Mancini could (sort of) be forgiven for his frustrated expression of mock surrender. City finished second in the Premier League last season while Sunderland avoided the drop by three points. The year before that, City won the league while Sunderland mucked about to a 13th-place league finish.
At the time he made that remark, Mancini probably did not know just how right he was. He was sacked the following May, a job termination that his side's foibles at Sunderland surely had some small part in.
City have a new manager, but the same unnameable force that smote Mancini's Sky Blues on their last three visits to Sunderland is still firmly in place. Manuel Pellegrini's first trip to the Stadium of Light resulted in—wait for it—a freak, inexplicable 1-0 loss to the Black Cats.
Inexplicable because this version of Sunderland are easily the worst of the four that City have lost to.
Inexplicable because City have played six hours of football (plus stoppage time) at Sunderland over four years without scoring a single goal.
Inexplicable because, this time around, City were felled by a goal by Phil Bardsley, who not too long ago was deemed expendable by former Sunderland gaffer Paolo Di Canio.
Bardsley was certainly, er, flush with success after scoring his side's only goal in another bizarre no-show from Manchester City away to Sunderland.
That Bardsley scored was doubly galling in that he is a Manchester United academy graduate and City supposed it would be his opposite number, Aleksandar Kolarov, who would be the left-back to provide offensive menace on the day.
For that matter, City could fairly wonder how Sunderland still had 11 men on the pitch for Bardsley's big moment given the violent recklessness of Sebastian Larsson's tackle on Javi Garcia in the 19th minute.

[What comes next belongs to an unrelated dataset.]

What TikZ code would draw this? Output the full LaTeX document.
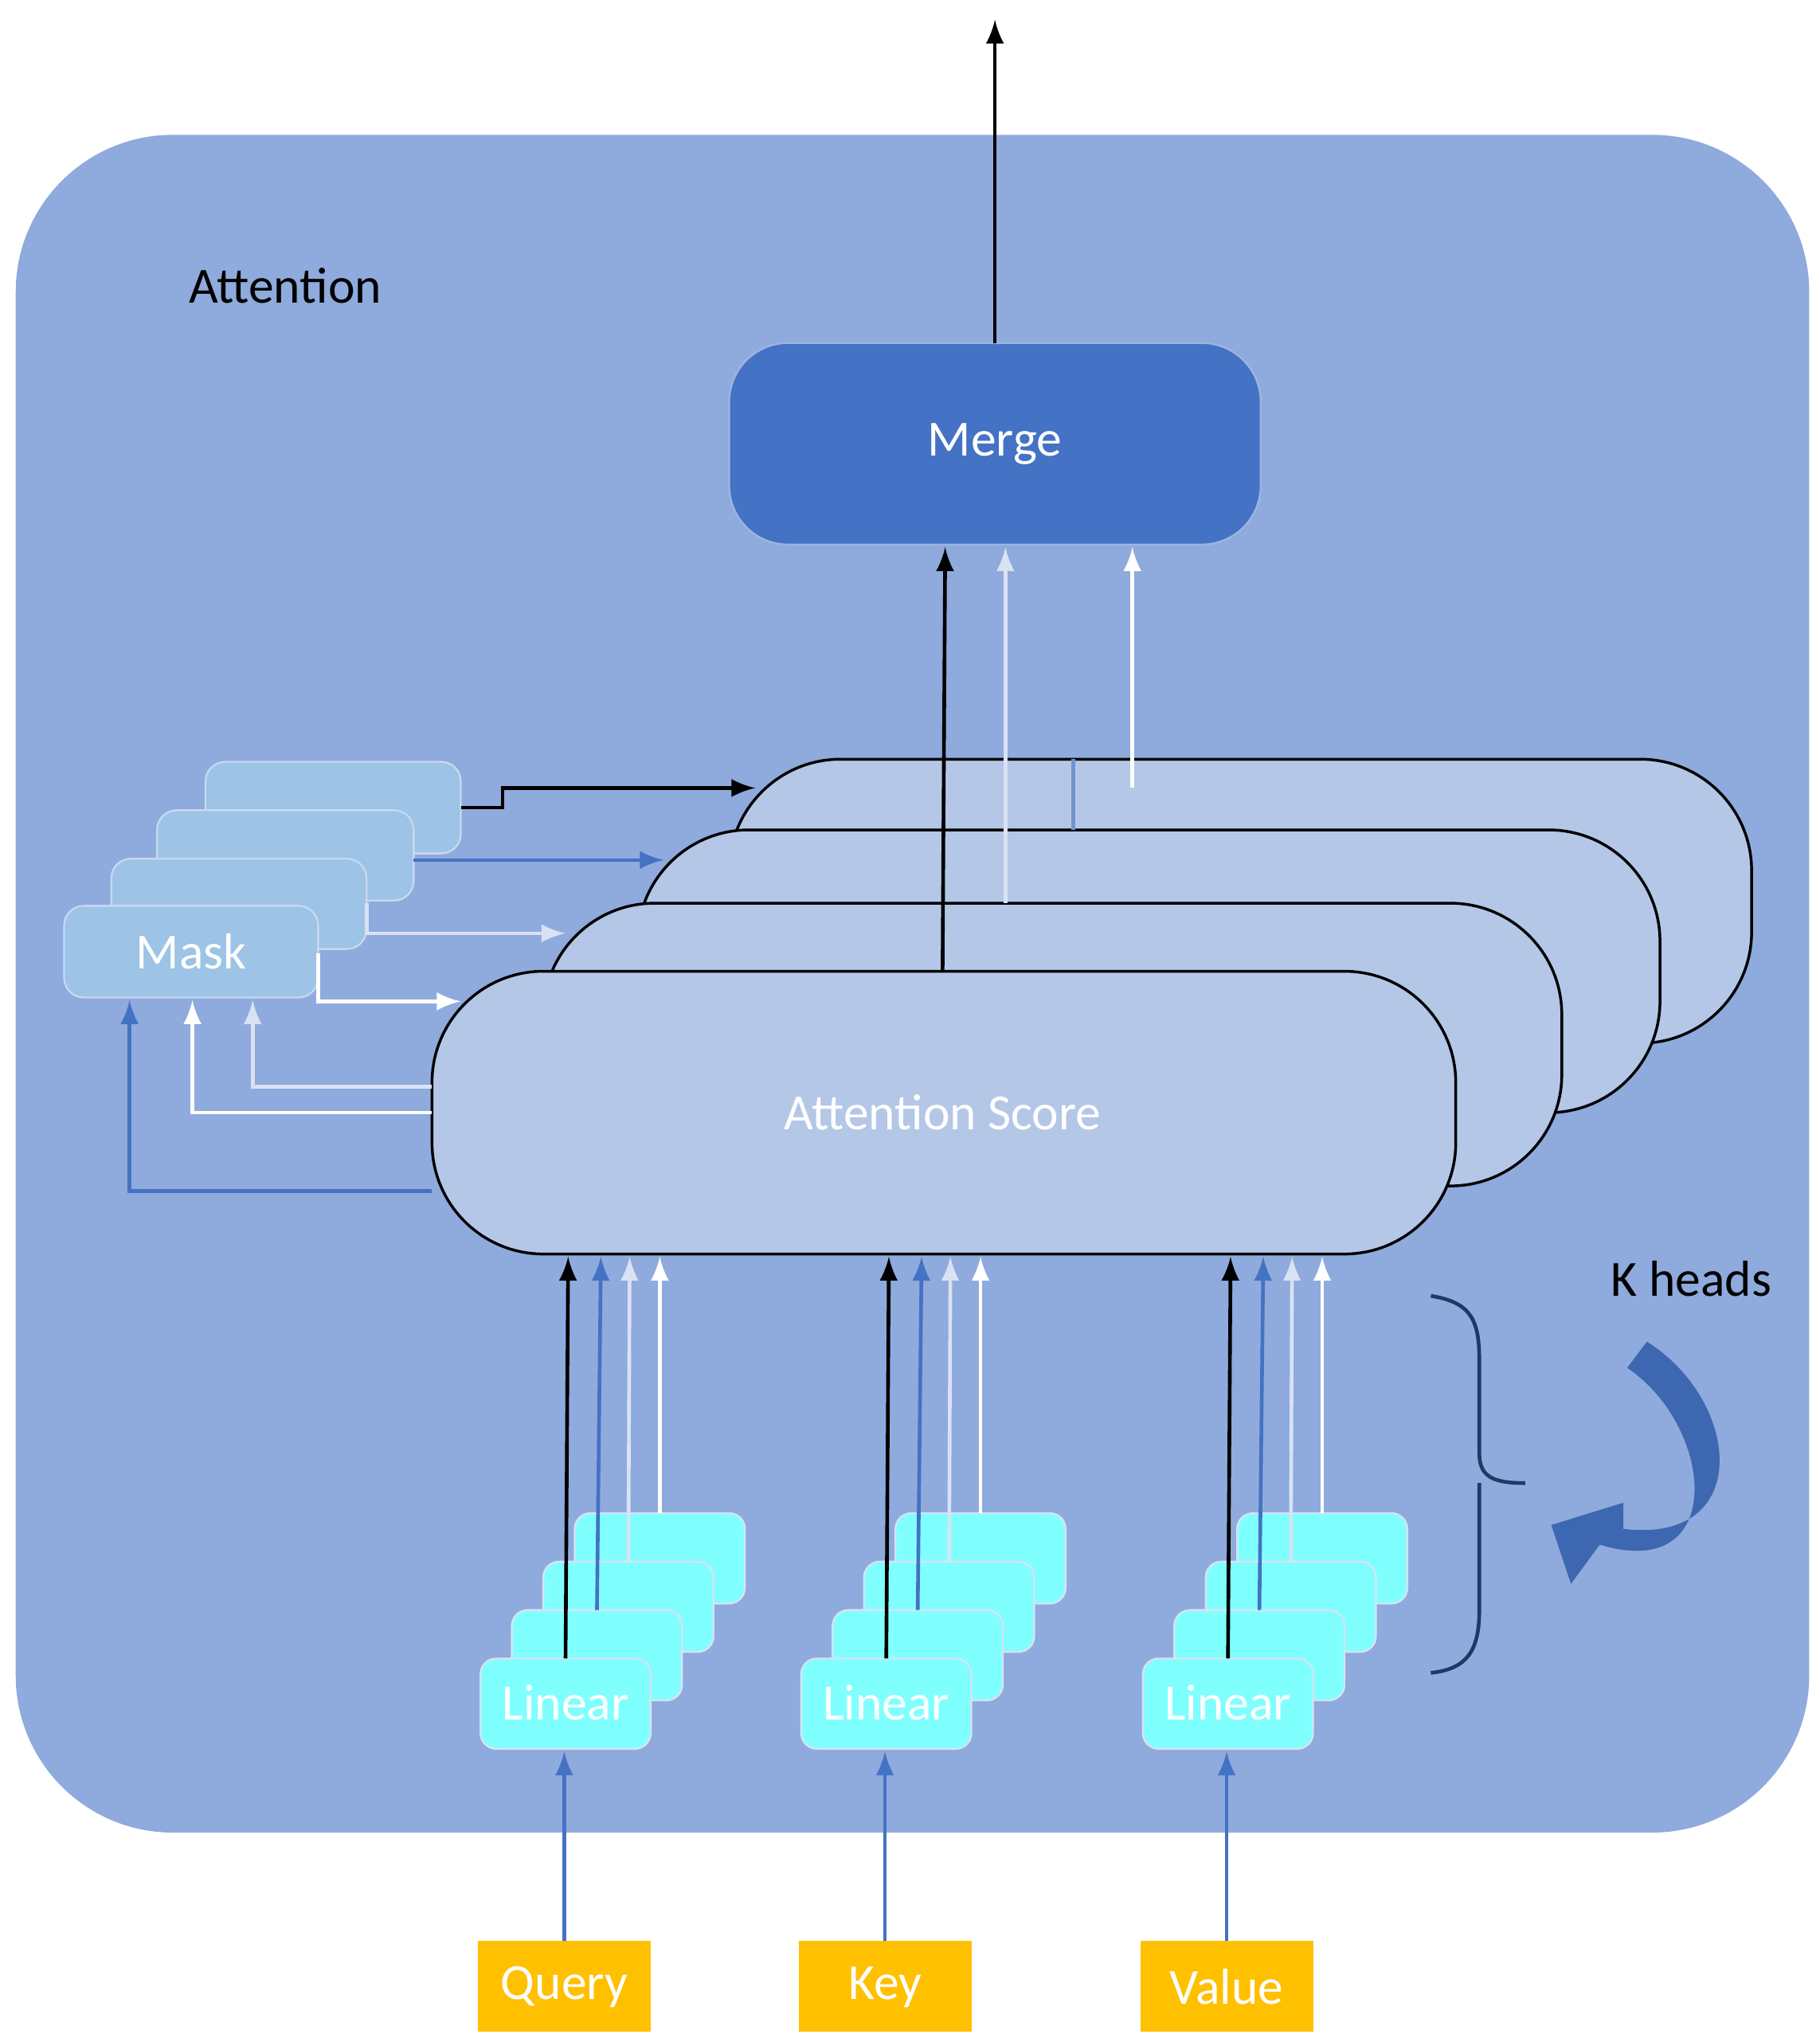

Had Larsson (properly) been sent off, Bardsley probably would not have been so far up the pitch two minutes later.
Not surprisingly, from that point on City had most of the possession and all of the legitimate scoring chances. The Black Cats only put two shots on net all day.
Comparatively, City had 24 shots. Only four were on target, but things like Sergio Aguero missing an unmarked header from a handful of yards out are, well, hard to explain. As is City taking 14 corner kicks and never scoring.
In the final analysis, then, what Manchester City will most rue about their most recent trip to the Stadium of Light is spitting up a fine opportunity to push Sunderland further into the relegation pit.
After all, the relegation of Sunderland would excuse City from a fifth straight embarrassing defeat at the Stadium of Light next season.